Justice in the Soul
Plato’s chief claim is that the virtues for individual people come “in the same way and in the same part” (441c) as the virtues of the city do.
In order to make good on this claim, he first has to show that the soul has parts (463a-439b) and also that the parts of the soul correspond to the three parts of the city (439c-440c).
We discussed the analogy between the city and the soul. We were particularly concerned with his description of the members of the productive class. Can they be just or not?
The City-Soul Parallel
Plato says that both the city and the soul have three parts and that those parts parallel one another.
But the relationship between the parts of the city and the parts of the soul goes even deeper than this. Plato says that people belong to the classes they do by virtue of which part of their soul is the predominant one. He says that “the reason we say there are three primary kinds of people” is that the rational part rules “in some people’s souls while one of the other parts … rules in other people’s” (Plato 1997, 581c). So there is more than an analogy here. Plato uses the parts of the soul to explain the division of the city into three classes. (See table 3 on the handout.)
Can the Productive Class be Just?
A thing is just, according to Plato, if all of its parts play their proper role. For instance, he says that, “the city was thought to be just when each of the three natural classes within it did its own work” (435b).
The natural parallel for individuals is to say that an individual is just if the parts of her soul all do their own work. But can this be true of a member of the productive class? That’s what we spent a fair amount of time talking about.
If we just look at the souls of the members of the productive class, we would have a hard time seeing that the parts do play their appropriate roles. In these people, the appetitive part controls the soul and the rational part is subordinate even though the rational part should govern the soul with the appetitive part being subordinate.
If we look at the way the members of the productive class participate in the city, we can see how it could make sense to describe them as being just. August, Cathy, and Tony all gave plausible descriptions of how it might work. August said that the members of the productive class could recognize the guardians as the appropriate rulers. Cathy said that the members of this class could be so focused on making money that they were not interested in usurping the guardians; as evidence, she could point to Cephalus and Polemarcus, the two merchants we met at the beginning who were happy to stick to business and avoid politics. Tony said the way Plato has described the city, each class is doing what it most wants to do, so there would be no incentive to switch into another class’s lane.
Katya raised a question about what would maintain the system. She did not think that Plato could count on the members of the productive classes to stay in their roles on their own. Rather, she thought, the guardians would need to rely on devices like the myth of the metals or brute force to do so.
Plato vs. Thrasymachus
Plato’s case for political authority rests on the inferiority of the productive class. Their souls are governed by their appetites rather than their rational part. Even if their reason were in charge, they would not have the kind of knowledge about what to do that the guardians have.

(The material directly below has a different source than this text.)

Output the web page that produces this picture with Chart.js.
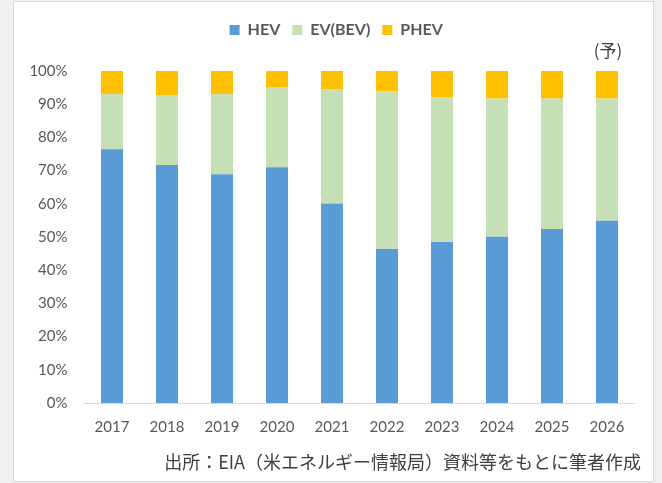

The guardians, by contrast, are governed by their rational part and they do know what is best for the city. The idea is that they act as a kind of rational part for the members of the productive class when they are in charge of the city.
At this point, Plato compares his picture of the city with Thrasymachus’s in a way that I think is revealing. Here’s what he says.
to insure that someone like that [a manual worker] is ruled by something similar to what rules the best person, we say that he ought to be the slave of that best person who has a divine ruler within himself. It isn’t to harm the slave that we say he must be ruled, which is what Thrasymachus thought to be true of all subjects, but because it is better for everyone to be ruled by divine reason, preferably within himself and his own, otherwise imposed from without, so that as far as possible all will be alike and friends, governed by the same thing. (590d)
What’s interesting is that Plato is saying that political hierarchy is good for those who are subject to it, at least, it is in a just city ruled by wise guardians. Thrasymachus had said that political rule had to be exploitative.
Whether you find Plato’s story persuasive or not, it’s noteworthy that he thought it was important to show that this is so. Thrasymachus, by contrast, either believes it’s impossible to have a non-exploitative political system or that it’s undesirable to try. Either way, he puts no weight on showing that the people at the bottom of the hierarchy benefit from it. That’s a significant difference between Plato and Thrasymachus, in my opinion.
These are the things you should know from today’s class.
- What is the relationship between the parts of the city and the parts of the soul?
- Why is Plato inclined to say that the productive class can be just?
- Why is Plato inclined to say that the productive class cannot be just?
Plato. 1997. “Republic.” In Complete Works, edited by John M. Cooper, translated by G. M. A. Grube and C. D. C Reeve. Indianapolis, IN: Hackett Publishing Company.